A caveat applies to the two cases, C1 and C2, where the duplicates are located on the same chromosome with 10 Mb and 200 kb intervals, respectively. For these cases, complex nested duplications and structural changes may have created the observed patterns. Indeed, there are many copies of the same eSDs in the surrounding region of C2. There also are multiple copies of the TCAF gene family, which could explain the unique observation that both donor and recipient regions overlap with coding genes. Nevertheless, we demonstrate that duplication involving structural modification should play role in the human genome evolution.

It is found that all identified cases have flipped regions with length more than 500 bp, which is identical to the minimum length of eSDs15. It is indicated that there may be a number of undetected eccDNA- and eltDNA-mediated duplications in the human genome, most likely smaller than 500 bp long.

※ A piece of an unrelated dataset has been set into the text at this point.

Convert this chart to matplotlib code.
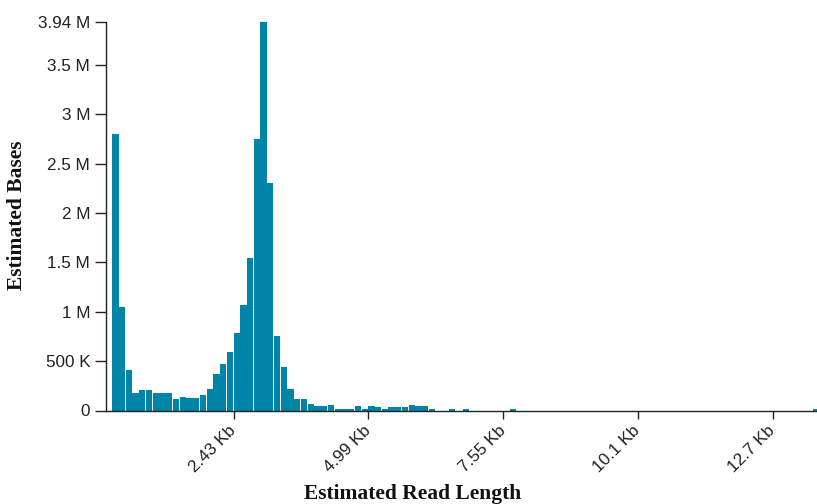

The presence of eccDNAs that are not integrated in the host chromosome is well-known, particularly in cancer cells, and there is some evidence that eccDNA can be reintegrated into the genome in cattle10 and yeast11. We have demonstrated that reintegration of eccDNA could occur in the human genome, indicating that duplication may occasionally involve structural modifications before reintegration, rather than simply inserting a copied region. An eltDNA could be another type of such structural modification. Our results suggest that insertion-based duplication may not be a simple process; it may involve a complicated process such as structural modification before reintegration, although the molecular mechanism is not yet fully understood. Such modifications may potentially contribute to adaptive genome evolution, although we did not find any clear evidence for this in our data.